Hi DJ,

On Thu, Apr 16, 2009 at 10:47 AM, DJ <delphit...@yahoo.com> wrote:
> Hi Gimp-user,
> Two nice features
> -----------------
> These may be simple features, but they sure are nice. The first is the
> zoom image icon in the upper right-hand corner of the image window.
> I use to hit equal, minus, and 1 multiple times to resize the image
> and then I'd have to grab the lower right-hand corner. But with the
> zoom image set, now I just grab the corner and the image automatically
> resizes. Nice :-)

Oh, I'd forgotten about this :) To clarify, what it actually does is
toggle whether the image zoom automatically changes to fit the image
in the window as you resize the window.
(personally I never use this, because all image windows are always the
same size for me (left 70% of horizontal screen space, lower 96% of
vertical screen space) and I do no window resizing.)
It might be good for additional floating image windows, eg. reference
pictures when I'm drawing, though.

> The other feature is keyboard shortcuts.  I doubled checked the keys
>  already set, Edit -> Keyboard Shortcuts, because I don't want to make
>  my Gimp environment too "non-standard".  I found a couple keys that were
>  convenient for my use and not currently used.
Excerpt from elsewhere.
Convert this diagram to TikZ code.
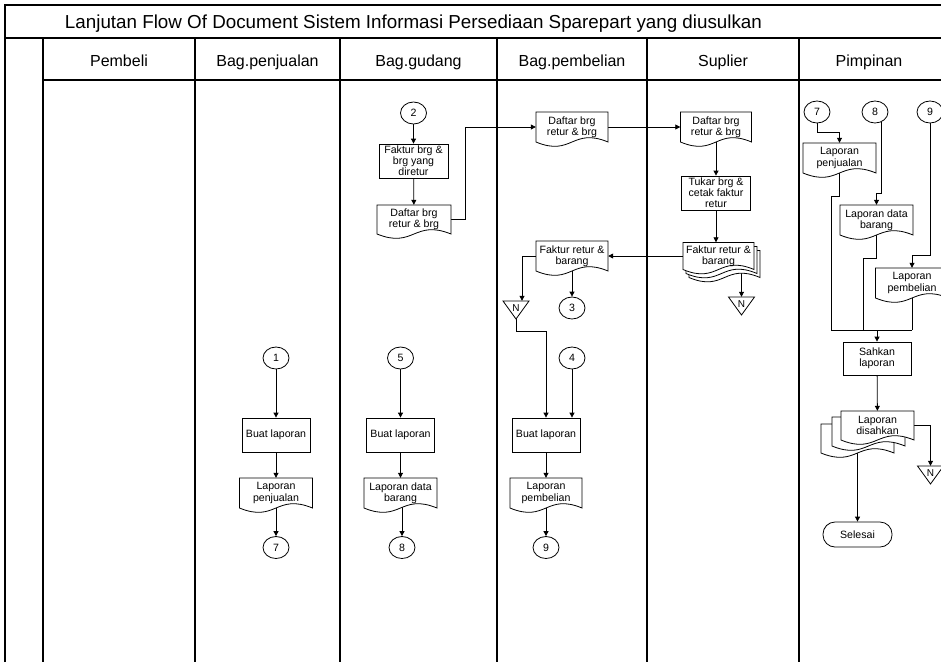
\documentclass[tikz,border=0pt]{standalone}
\usepackage{fontspec}
\setmainfont{Liberation Sans}
\usetikzlibrary{arrows.meta,shapes.geometric,backgrounds,calc}

\tikzset{
  shp/.style={draw=black, line width=0.8pt},
  smallfont/.style={font=\fontsize{10.6}{11.2}\selectfont},
  doctext/.style={inner sep=0pt, align=center, smallfont},
  proc/.style={shp, rectangle, minimum width=68pt, minimum height=34pt, inner sep=0pt, align=center, fill=white, smallfont},
  conn/.style={shp, ellipse, minimum width=26pt, minimum height=22pt, inner sep=0pt, fill=white, smallfont},
  term/.style={shp, rectangle, rounded corners=12pt, minimum width=69pt, minimum height=25pt, inner sep=0pt, fill=white, smallfont},
  offp/.style={minimum width=26pt, minimum height=18pt, inner sep=0pt, text height=7pt, text depth=5pt, font=\fontsize{10}{10}\selectfont},
  arr/.style={line width=0.8pt, -{Triangle[length=5pt,width=5pt]}},
  ln/.style={line width=0.8pt},
  frameline/.style={line width=1.1pt},
  hdr/.style={anchor=base, font=\fontsize{16}{18}\selectfont},
}

% document outline: cx, cy, w, h
\newcommand\mydocshape[4]{%
  \filldraw[shp,fill=white] ({#1-#3/2},{#2-#4/2}) -- ({#1+#3/2},{#2-#4/2}) -- ({#1+#3/2},{#2+#4/2})
    .. controls +({-#3/2},-15) and +({#3/2},15) .. ({#1-#3/2},{#2+#4/2}) -- cycle;}
% document node: name, cx, cy, w, h, text
\newcommand\mydoc[6]{%
  \mydocshape{#2}{#3}{#4}{#5}
  \node[doctext, minimum width=#4pt, minimum height=#5pt] (#1) at (#2,#3) {#6};}
% off-page triangle: name, cx, cy
\newcommand\myoff[3]{%
  \filldraw[shp,fill=white] ({#2-13},{#3-9}) -- ({#2+13},{#3-9}) -- (#2,{#3+9}) -- cycle;
  \node[offp] (#1) at (#2,#3) {N};}

\begin{document}
\begin{tikzpicture}[x=1pt,y=-1pt]
\useasboundingbox (0,0) rectangle (941,662);

% frame
\draw[frameline] (5,662) -- (5,5) -- (941,5);
\draw[frameline] (5,38) -- (941,38);
\draw[frameline] (43,80) -- (941,80);
\foreach \xx in {43,195,340,497,647,799} \draw[frameline] (\xx,38) -- (\xx,662);

\node[anchor=base, font=\fontsize{18.8}{20}\selectfont] (title) at (413.5,28) {Lanjutan Flow Of Document Sistem Informasi Persediaan Sparepart yang diusulkan};
\node[hdr] (h1) at (119,66) {Pembeli};
\node[hdr] (h2) at (267.5,66) {Bag.penjualan};
\node[hdr] (h3) at (418.5,66) {Bag.gudang};
\node[hdr] (h4) at (572,66) {Bag.pembelian};
\node[hdr] (h5) at (723,66) {Suplier};
\node[hdr] (h6) at (869,66) {Pimpinan};

% Bag.penjualan
\node[conn] (c1) at (276,358) {1};
\node[proc] (b1) at (276,435) {Buat laporan};
\mydoc{d1}{276}{493}{73}{30}{Laporan\\penjualan}
\node[conn] (c7) at (276,547.5) {7};

% Bag.gudang
\node[conn] (c2) at (413.5,113) {2};
\node[proc, minimum width=69pt] (b2) at (413.5,161) {Faktur brg \&\\brg yang\\diretur};
\mydoc{d2}{414}{219.5}{74}{29}{Daftar brg\\retur \& brg}
\node[conn] (c5) at (400.5,358) {5};
\node[proc] (b5) at (400.5,435) {Buat laporan};
\mydoc{d5}{400.5}{493}{73}{30}{Laporan data\\barang}
\node[conn] (c8) at (402,547.5) {8};

% Bag.pembelian
\mydoc{d3}{572}{127}{72}{30}{Daftar brg\\retur \& brg}
\mydoc{d6}{572}{256}{72}{30}{Faktur retur \&\\barang}
\myoff{N1}{516}{310}
\node[conn] (c3) at (572,308) {3};
\node[conn] (c4) at (572,358) {4};
\node[proc] (b6) at (546,435) {Buat laporan};
\mydoc{d8}{546}{493}{72}{30}{Laporan\\pembelian}
\node[conn] (c9) at (546,547.5) {9};

% Suplier
\mydoc{d4}{716}{127}{71}{30}{Daftar brg\\retur \& brg}
\node[proc, minimum width=69pt] (b7) at (716,193) {Tukar brg \&\\cetak faktur\\retur};
\mydocshape{724.5}{264}{71}{27}
\node[doctext, minimum width=71pt, minimum height=27pt] (d7c) at (724.5,264) {};
\mydocshape{721.5}{260}{71}{27}
\node[doctext, minimum width=71pt, minimum height=27pt] (d7b) at (721.5,260) {};
\mydoc{d7}{718.5}{256}{71}{27}{Faktur retur \&\\barang}
\myoff{N2}{741.5}{306}

% Pimpinan
\node[conn] (c7b) at (817,112) {7};
\node[conn] (c8b) at (875,112) {8};
\node[conn] (c9b) at (930,112) {9};
\mydoc{d9}{839.5}{158}{73}{30}{Laporan\\penjualan}
\mydoc{d10}{876.5}{220}{73}{30}{Laporan data\\barang}
\mydoc{d11}{912}{283}{73}{30}{Laporan\\pembelian}
\coordinate (mL) at (831,330);
\coordinate (mM) at (863,330);
\coordinate (mR) at (912,330);
\node[proc, minimum height=33pt] (b8) at (877,358.5) {Sahkan\\laporan};
\mydocshape{857.5}{438.5}{73}{29}
\node[doctext, minimum width=73pt, minimum height=29pt] (d12c) at (857.5,438.5) {};
\mydocshape{868.5}{431.5}{73}{29}
\node[doctext, minimum width=73pt, minimum height=29pt] (d12b) at (868.5,431.5) {};
\mydoc{d12}{877.5}{425.5}{73}{29}{Laporan\\disahkan}
\myoff{N3}{930.5}{475}
\node[term] (sel) at (857.5,534.5) {Selesai};

% connectors
\begin{pgfonlayer}{background}
\draw[arr] (c1) -- (b1);
\draw[arr] (b1) -- (d1);
\draw[arr] (d1) -- (c7);

\draw[arr] (c2) -- (b2);
\draw[arr] (b2) -- (d2);
\draw[arr] (d2.east) -- ++(14,0) |- (d3.west);
\draw[arr] (c5) -- (b5);
\draw[arr] (b5) -- (d5);
\draw[arr] (c8 |- d5.center) -- (c8.north);

\draw[arr] (d3.east) -- (d4.west);
\draw[arr] (d4) -- (b7);
\draw[arr] (b7.south) -- (b7.south |- d7.north);
\draw[arr] (d7.center -| N2.north) -- (N2.north);
\draw[arr] (d7.west) -- (d7.west -| d6.east);
\draw[arr] (d6.west) -| ([xshift=6pt]N1.north);
\draw[arr] (d6) -- (c3);
\draw[arr] (N1.south) -- ++(0,12) -| (b6.north);
\draw[arr] (c4) -- (c4 |- b6.north);
\draw[arr] (b6) -- (d8);
\draw[arr] (d8) -- (c9);

\draw[arr] (c7b.south) -- ++(0,9) -| (d9.north);
\draw[arr] (c8b.-60) -- ++(0,71) -| (d10.north);
\draw[arr] (c9b.south) -- ++(0,132) -| (d11.north);
\draw[ln] (d9.center) -- ++(0,38) -| (mL);
\draw[ln] (d10.center) -- ++(0,38) -| (mM);
\draw[ln] (d11.center) -- (mR);
\draw[ln] (mL) -- (mR);
\draw[arr] (b8.north |- mL) -- (b8.north);
\draw[arr] (b8) -- (d12);
\draw[arr] (d12.east) -| (N3.north);
\draw[arr] (d12c.center) -- (sel.north);
\end{pgfonlayer}
\end{tikzpicture}
\end{document}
Now, if I find myself
>  doing something repetitive, I select the menu item, and click the
>  key, and it's set.
>  http://docs.gimp.org/en/gimp-concepts-shortcuts.html

For that particular usage (where your repetitive tasks may only relate
to your current GIMP session, rather than occurring across multiple
sessions), you may want to consider using 'Dynamic keyboard
shortcuts', which are suited to very quick assignment (this is an
option in Preferences->Interface. The most reliable way to use it is
to enable it, assign some shortcuts, then disable it immediately

> Do the tear-away menus still exist?  I didn't use them a lot when I
> first read about them a while back, but I remember that there were
> suppose to be a dashed line on sub-menus, and you'd grabbed them and
> the menu would tear away. I used it a little bit, but something came
> up and I wanted to revisit that, and I don't see the dashed lines any
> more at the top of sub-menus.
> http://docs.gimp.org/en/menus.html#detachable-submenus

This depends on your GTK+ settings -- if you're using GNOME, it often
likes to explicitly disable tearoffs; also, the rightclick menu can be
different from the menubar in this aspect -- my menubars have no
tearoffs, my right-click menu does have tearoffs.